Zij koersten daartussen door en bereikten ten
slotte het vasteland. Over de toekomst: ..[de]
meren zullen de fundamenten van de wereld doen
weken, en de rivieren zullen de wereld lostrekken.
Dan zal ze op drift raken zoals dat vele zonnen en
sneeuwen geleden met het eiland gebeurde. Dat zal
het einde van de wereld zijn.
DE CHEROKEE Zondvloedlegende. Toen de Zon haar
dochter (de Maan) dood aantrof, ging zij het huis
binnen en rouwde, en de mensen gingen niet meer
dood, maar de wereld was nu aldoor duister, omdat
de Zon niet naar buiten wilde komen. Ze wendden
zich wederom tot de Kleine Mensen en [deze]

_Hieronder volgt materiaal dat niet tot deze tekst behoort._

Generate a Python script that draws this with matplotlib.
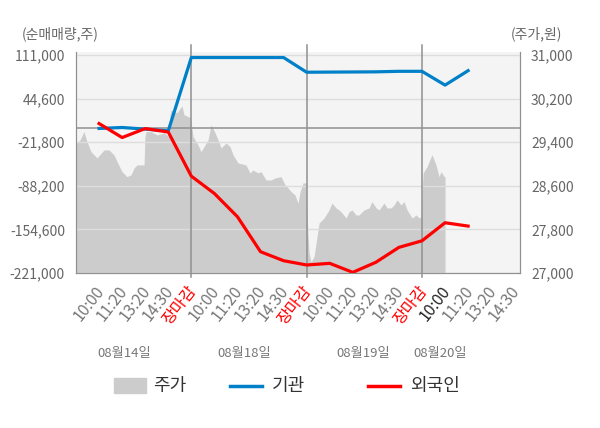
import matplotlib.pyplot as plt
import matplotlib.patches as mpatches

plt.rcParams['font.family'] = ['Noto Sans CJK KR', 'DejaVu Sans']

# x positions in "days" (0 = start of 08/14 session)
line_x = [0.2, 0.4, 0.6, 0.8, 1.0, 1.2, 1.4, 1.6, 1.8, 2.0, 2.2, 2.4, 2.6, 2.8, 3.0, 3.2, 3.4]
inst = [-1000, 500, -2000, -4600, 107000, 107000, 107000, 107000, 107000,
        84600, 84800, 85000, 85200, 86000, 86000, 65000, 87000]
foreign = [6500, -14800, -1200, -6400, -73600, -100000, -135400, -188600, -202300,
           -208800, -206300, -220000, -204700, -182000, -172000, -144500, -149600]

price_x = [0, .035, .069, .095, .130, .182, .243, .286, .330, .356, .399, .442, .477, .503,
           .529, .590, .598, .607, .650, .703, .763, .807, .815, .824, .876, .919, .937,
           .971, .989,
           .997, 1.015, 1.058, 1.084, 1.119, 1.145, 1.171, 1.206, 1.232, 1.258, 1.301,
           1.336, 1.362, 1.405, 1.474, 1.509, 1.535, 1.578, 1.604, 1.648, 1.691, 1.726,
           1.778, 1.813, 1.839, 1.865, 1.899, 1.925, 1.943, 1.969, 1.995,
           2.003, 2.021, 2.038, 2.064, 2.090, 2.108, 2.151, 2.194, 2.220, 2.255, 2.281,
           2.307, 2.342, 2.368, 2.394, 2.428, 2.454, 2.498, 2.541, 2.567, 2.602, 2.628,
           2.671, 2.697, 2.732, 2.758, 2.784, 2.819, 2.845, 2.871, 2.914, 2.949, 2.975,
           2.992,
           3.010, 3.044, 3.079, 3.088, 3.122, 3.148, 3.166, 3.192, 3.200]
price = [29380, 29440, 29593, 29410, 29226, 29110, 29257, 29257, 29165, 29043, 28860, 28767,
         28800, 28927, 28982, 28982, 29500, 29593, 29593, 29532, 29570, 29500, 29900, 29990,
         29940, 30064, 29900, 29870, 29850,
         29800, 29500, 29350, 29226, 29350, 29440, 29716, 29570, 29440, 29294, 29385,
         29318, 29165, 29018, 28982, 28835, 28890, 28835, 28860, 28706, 28706, 28743,
         28767, 28615, 28560, 28492, 28431, 28279, 28492, 28652, 28652,
         28033, 27367, 27207, 27300, 27666, 27917, 28009, 28156, 28284, 28193, 28156,
         28101, 28009, 28125, 28156, 28064, 28064, 28156, 28193, 28309, 28193, 28156,
         28284, 28193, 28193, 28248, 28340, 28248, 28309, 28156, 28009, 28064, 28009,
         28033,
         28835, 28950, 29134, 29165, 28982, 28767, 28860, 28767, 28767]

left_ticks = [111000, 44600, -21800, -88200, -154600, -221000]
right_ticks = [31000, 30200, 29400, 28600, 27800, 27000]
time_labels = ['10:00', '11:20', '13:20', '14:30', '장마감'] * 3 + ['10:00', '11:20', '13:20', '14:30']
dates = ['08월14일', '08월18일', '08월19일', '08월20일']
date_pos = [0.42, 1.46, 2.49, 3.16]

fig = plt.figure(figsize=(6, 4.28), dpi=100)
ax2 = fig.add_axes([76 / 600, 1 - 273 / 428, 444 / 600, 221 / 428])
ax = ax2.twinx()
ax.set_zorder(ax2.get_zorder() + 1)
ax.patch.set_visible(False)
ax2.set_facecolor('#f4f4f4')

# price area (right axis)
ax2.fill_between(price_x, 27000, price, color='#cccccc', lw=0)
ax2.set_ylim(27000, 31053)
ax2.set_xlim(0, 3.85)

# net buy lines (left axis)
ax.plot(line_x, inst, color='#0080c8', lw=2.3)
ax.plot(line_x, foreign, color='#ff0000', lw=2.3)
ax.set_ylim(-221000, 115400)
ax.set_xlim(0, 3.85)
for v in left_ticks:
    ax.axhline(v, color='#dddddd', lw=1, zorder=0.5)
ax.axhline(0, color='#909090', lw=1.1, zorder=0.6)
for d in [1, 2, 3]:
    ax.plot([d, d], [-0.02, 1.03], color='#909090', lw=1.1,
            transform=ax.get_xaxis_transform(), clip_on=False, zorder=0.7)

# swap sides: volumes on the left, price on the right
ax.yaxis.tick_left()
ax2.yaxis.tick_right()
ax.set_yticks(left_ticks)
ax.set_yticklabels([f'{v:,}' for v in left_ticks])
ax2.set_yticks(right_ticks)
ax2.set_yticklabels([f'{v:,}' for v in right_ticks])
for a in (ax, ax2):
    a.tick_params(axis='y', length=0, pad=8, labelsize=10, labelcolor='#666666')
    for s in a.spines.values():
        s.set_color('#909090')
    a.spines['top'].set_visible(False)

ax2.set_xticks([1, 2, 3, 3.85])
ax2.set_xticklabels([])
ax2.tick_params(axis='x', length=5, color='#909090')
ax.set_xticks([])

for i, lab in enumerate(time_labels):
    x = 0.2 * (i + 1)
    col = '#ff0000' if lab == '장마감' else '#777777'
    if i == 15:
        col = '#222222'
    ax.text(x + 0.075, -0.045, lab, transform=ax.get_xaxis_transform(), rotation=52,
            ha='right', va='top', fontsize=11.5, color=col)

for lab, p in zip(dates, date_pos):
    fig.text((76 + p * 115.3) / 600, 1 - 353 / 428, lab, fontsize=9.5, color='#777777',
             ha='center', va='center')

fig.text(22 / 600, 1 - 34 / 428, '(순매매량,주)', fontsize=10, color='#666666', va='center')
fig.text(562 / 600, 1 - 34 / 428, '(주가,원)', fontsize=10, color='#666666', va='center', ha='right')

# legend
fig.patches.append(mpatches.Rectangle((114 / 600, 1 - 393 / 428), 32 / 600, 15 / 428,
                                      transform=fig.transFigure, color='#cccccc'))
fig.text(153 / 600, 1 - 386 / 428, '주가', fontsize=13, color='#333333', va='center')
fig.add_artist(plt.Line2D([230 / 600, 262 / 600], [1 - 386 / 428] * 2, color='#0080c8', lw=2.5))
fig.text(272 / 600, 1 - 386 / 428, '기관', fontsize=13, color='#333333', va='center')
fig.add_artist(plt.Line2D([368 / 600, 400 / 600], [1 - 386 / 428] * 2, color='#ff0000', lw=2.5))
fig.text(410 / 600, 1 - 386 / 428, '외국인', fontsize=13, color='#333333', va='center')

fig.savefig('out.png', dpi=100)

vertelden hun dat als zij wilden dat de Zon weer
naar buiten kwam, zij haar dochter weer terug
moesten brengen... [Zeven mannen gingen naar het
schimmenrijk en haalden de maan op, maar op de
terugreis stierf zij weer. de zonnegod huilde en
weende..] totdat haar tranen een overstroming op
aarde teweegbrachten, en de mensen waren bang dat
de wereld zou verdrinken. Toekomst: De aarde is
een groot eiland dat in een zee van water drijft
en in elk van de vier windstreken is opgehangen
aan een koord dat omlaag hangt van het hemelgewelf,
dat van harde steen is. Als de wereld oud wordt en
versleten raakt, zullen de mensen sterven en de
koorden breken en de aarde in de oceaan laten
verzinken, en alles zal weer water worden.